In an effort to dilute and divert world opinion, Mian Sharief has discovered virtue in recalling the Lahore process and urging that it be re-initiated. Perhaps Mian Sharief should take a look at the piece of paper called the Lahore Declaration to which Pakistan appended its signature in February this year.

The penultimate paragraph of the declaration says India and Pakistan "reaffirm their condemnation of terrorism in all its forms and manifestations and their determination to combat this menace". Condemnation of terrorism? Determination to combat this menace? Such condemnation and determination cannot be expected of a state that cohabits with the Lashkar-e-Toiba. Just like you cannot expect a state that violates the LoC to keep its promise to honour the Shimla Agreement.

The Government of India has said that withdrawal of Pakistani troops from Indian territory by itself will not lead to resumption of the Lahore process; that Pakistan must also restore the sanctity of the LoC by ceasing all sustenance to trans-border terrorism. In other words, Pakistan must first stop being a terrorist state, then only can it seek to participate in activities that keep civil societies going, for instance activities like bilateral dialogue.

Let Pakistan first prove itself as an entity that can rise above its Islamic identity that has till now found expression in rapacious pillage, murder and loot.

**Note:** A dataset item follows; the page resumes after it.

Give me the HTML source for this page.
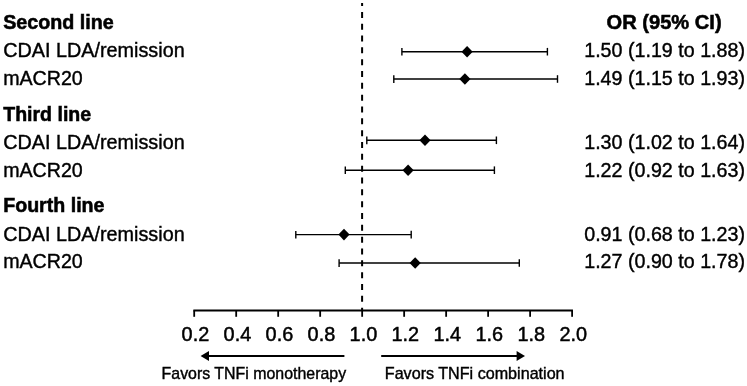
<!DOCTYPE html>
<html lang="en"><head><meta charset="utf-8"><title>Forest plot</title>
<style>
html,body{margin:0;padding:0;background:#fff;}
svg{display:block;}
text{font-family:"Liberation Sans",sans-serif;fill:#000;stroke:#000;stroke-width:0.4px;}
.b{font-weight:bold;stroke-width:0.55px;}
</style></head><body>
<svg width="747" height="386" viewBox="0 0 747 386">
<rect width="747" height="386" fill="#fff"/>
<text x="3.2" y="28.95" font-size="20.3" class="b" textLength="110.6" lengthAdjust="spacingAndGlyphs">Second line</text>
<text x="3.2" y="56.7" font-size="20.0" textLength="181.5" lengthAdjust="spacingAndGlyphs">CDAI LDA/remission</text>
<text x="3.2" y="84.5" font-size="20.0" textLength="79.6" lengthAdjust="spacingAndGlyphs">mACR20</text>
<text x="3.2" y="120.9" font-size="20.3" class="b" textLength="88.0" lengthAdjust="spacingAndGlyphs">Third line</text>
<text x="3.2" y="149.2" font-size="20.0" textLength="181.5" lengthAdjust="spacingAndGlyphs">CDAI LDA/remission</text>
<text x="3.2" y="177.4" font-size="20.0" textLength="79.6" lengthAdjust="spacingAndGlyphs">mACR20</text>
<text x="3.2" y="212.4" font-size="20.3" class="b" textLength="101.3" lengthAdjust="spacingAndGlyphs">Fourth line</text>
<text x="3.2" y="240.6" font-size="20.0" textLength="181.5" lengthAdjust="spacingAndGlyphs">CDAI LDA/remission</text>
<text x="3.2" y="268.2" font-size="20.0" textLength="79.6" lengthAdjust="spacingAndGlyphs">mACR20</text>
<text x="606.6" y="29.1" font-size="20.3" class="b" textLength="115" lengthAdjust="spacingAndGlyphs">OR (95% CI)</text>
<text x="584.2" y="57.0" font-size="20.0" textLength="160.8" lengthAdjust="spacingAndGlyphs">1.50 (1.19 to 1.88)</text>
<text x="584.2" y="85.1" font-size="20.0" textLength="160.8" lengthAdjust="spacingAndGlyphs">1.49 (1.15 to 1.93)</text>
<text x="584.2" y="149.0" font-size="20.0" textLength="160.8" lengthAdjust="spacingAndGlyphs">1.30 (1.02 to 1.64)</text>
<text x="584.2" y="177.1" font-size="20.0" textLength="160.8" lengthAdjust="spacingAndGlyphs">1.22 (0.92 to 1.63)</text>
<text x="584.2" y="240.7" font-size="20.0" textLength="160.8" lengthAdjust="spacingAndGlyphs">0.91 (0.68 to 1.23)</text>
<text x="584.2" y="268.2" font-size="20.0" textLength="160.8" lengthAdjust="spacingAndGlyphs">1.27 (0.90 to 1.78)</text>
<line x1="362.1" y1="2.9" x2="362.1" y2="310" stroke="#000" stroke-width="2" stroke-dasharray="6 5.83" stroke-dashoffset="2.85"/>
<g stroke="#000" stroke-width="1.4"><line x1="401.9" y1="51.7" x2="547.4" y2="51.7"/><line x1="401.9" y1="48.0" x2="401.9" y2="55.6"/><line x1="547.4" y1="47.900000000000006" x2="547.4" y2="55.5"/></g>
<polygon points="461.5,51.7 467.1,45.900000000000006 472.70000000000005,51.7 467.1,57.5" fill="#000"/>
<g stroke="#000" stroke-width="1.4"><line x1="393.8" y1="79.0" x2="557.5" y2="79.0"/><line x1="393.8" y1="75.3" x2="393.8" y2="82.9"/><line x1="557.5" y1="75.2" x2="557.5" y2="82.8"/></g>
<polygon points="459.29999999999995,79.0 464.9,73.2 470.5,79.0 464.9,84.8" fill="#000"/>
<g stroke="#000" stroke-width="1.4"><line x1="366.8" y1="140.3" x2="496.4" y2="140.3"/><line x1="366.8" y1="136.60000000000002" x2="366.8" y2="144.20000000000002"/><line x1="496.4" y1="136.5" x2="496.4" y2="144.10000000000002"/></g>
<polygon points="419.4,140.3 425.0,134.5 430.6,140.3 425.0,146.10000000000002" fill="#000"/>
<g stroke="#000" stroke-width="1.4"><line x1="345.3" y1="170.2" x2="494.4" y2="170.2"/><line x1="345.3" y1="166.5" x2="345.3" y2="174.1"/><line x1="494.4" y1="166.39999999999998" x2="494.4" y2="174.0"/></g>
<polygon points="402.5,170.2 408.1,164.39999999999998 413.70000000000005,170.2 408.1,176.0" fill="#000"/>
<g stroke="#000" stroke-width="1.4"><line x1="295.8" y1="234.6" x2="411.2" y2="234.6"/><line x1="295.8" y1="230.9" x2="295.8" y2="238.5"/><line x1="411.2" y1="230.79999999999998" x2="411.2" y2="238.4"/></g>
<polygon points="338.4,234.6 344.0,228.79999999999998 349.6,234.6 344.0,240.4" fill="#000"/>
<g stroke="#000" stroke-width="1.4"><line x1="339.1" y1="263.0" x2="519.3" y2="263.0"/><line x1="339.1" y1="259.3" x2="339.1" y2="266.9"/><line x1="519.3" y1="259.2" x2="519.3" y2="266.8"/></g>
<polygon points="409.54999999999995,263.0 415.15,257.2 420.75,263.0 415.15,268.8" fill="#000"/>
<g stroke="#000" fill="none"><line x1="193.35" y1="310.4" x2="572.96" y2="310.4" stroke-width="2"/>
<line x1="194.20" y1="310.4" x2="194.20" y2="316.8" stroke-width="1.8"/><line x1="236.19" y1="310.4" x2="236.19" y2="316.8" stroke-width="1.8"/><line x1="278.18" y1="310.4" x2="278.18" y2="316.8" stroke-width="1.8"/><line x1="320.17" y1="310.4" x2="320.17" y2="316.8" stroke-width="1.8"/><line x1="362.16" y1="310.4" x2="362.16" y2="316.8" stroke-width="1.8"/><line x1="404.15" y1="310.4" x2="404.15" y2="316.8" stroke-width="1.8"/><line x1="446.14" y1="310.4" x2="446.14" y2="316.8" stroke-width="1.8"/><line x1="488.13" y1="310.4" x2="488.13" y2="316.8" stroke-width="1.8"/><line x1="530.12" y1="310.4" x2="530.12" y2="316.8" stroke-width="1.8"/><line x1="572.11" y1="310.4" x2="572.11" y2="316.8" stroke-width="1.8"/></g>
<text x="195.4" y="340.9" font-size="20.7" style="stroke-width:0.5px" text-anchor="middle" textLength="27.6" lengthAdjust="spacingAndGlyphs">0.2</text>
<text x="237.4" y="340.9" font-size="20.7" style="stroke-width:0.5px" text-anchor="middle" textLength="27.6" lengthAdjust="spacingAndGlyphs">0.4</text>
<text x="279.4" y="340.9" font-size="20.7" style="stroke-width:0.5px" text-anchor="middle" textLength="27.6" lengthAdjust="spacingAndGlyphs">0.6</text>
<text x="321.4" y="340.9" font-size="20.7" style="stroke-width:0.5px" text-anchor="middle" textLength="27.6" lengthAdjust="spacingAndGlyphs">0.8</text>
<text x="363.4" y="340.9" font-size="20.7" style="stroke-width:0.5px" text-anchor="middle" textLength="27.6" lengthAdjust="spacingAndGlyphs">1.0</text>
<text x="405.3" y="340.9" font-size="20.7" style="stroke-width:0.5px" text-anchor="middle" textLength="27.6" lengthAdjust="spacingAndGlyphs">1.2</text>
<text x="447.3" y="340.9" font-size="20.7" style="stroke-width:0.5px" text-anchor="middle" textLength="27.6" lengthAdjust="spacingAndGlyphs">1.4</text>
<text x="489.3" y="340.9" font-size="20.7" style="stroke-width:0.5px" text-anchor="middle" textLength="27.6" lengthAdjust="spacingAndGlyphs">1.6</text>
<text x="531.3" y="340.9" font-size="20.7" style="stroke-width:0.5px" text-anchor="middle" textLength="27.6" lengthAdjust="spacingAndGlyphs">1.8</text>
<text x="573.3" y="340.9" font-size="20.7" style="stroke-width:0.5px" text-anchor="middle" textLength="27.6" lengthAdjust="spacingAndGlyphs">2.0</text>
<line x1="207" y1="356.0" x2="344.4" y2="356.0" stroke="#000" stroke-width="2.1"/><polygon points="200.6,356.0 209,351.1 209,360.9" fill="#000"/>
<line x1="381.2" y1="356.0" x2="518" y2="356.0" stroke="#000" stroke-width="2.1"/><polygon points="525,356.0 516.6,351.1 516.6,360.9" fill="#000"/>
<text x="161.6" y="379.4" font-size="16.1" textLength="184.5" lengthAdjust="spacingAndGlyphs">Favors TNFi monotherapy</text>
<text x="384.8" y="379.4" font-size="16.1" textLength="179.8" lengthAdjust="spacingAndGlyphs">Favors TNFi combination</text>
</svg>
</body></html>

Till such time Pakistan is able to prove its bona fides as a state that can be trusted and believed, it would be a dishonour and disservice to the Indian soldiers -- Hindu, Muslim, Christian, Sikh and Buddhist -- who died defending their motherland in the rocky wilderness of Kargil, to enter into any dialogue with Islamabad.

As for those who have taken objection to my comments and would rather genuflect before the high priests of the Lashkar-e-Toiba, all I can tell them is that they can never imagine what it feels like to see your own blood and flesh being sacrificed because once again India has been found to be too trusting, too believing.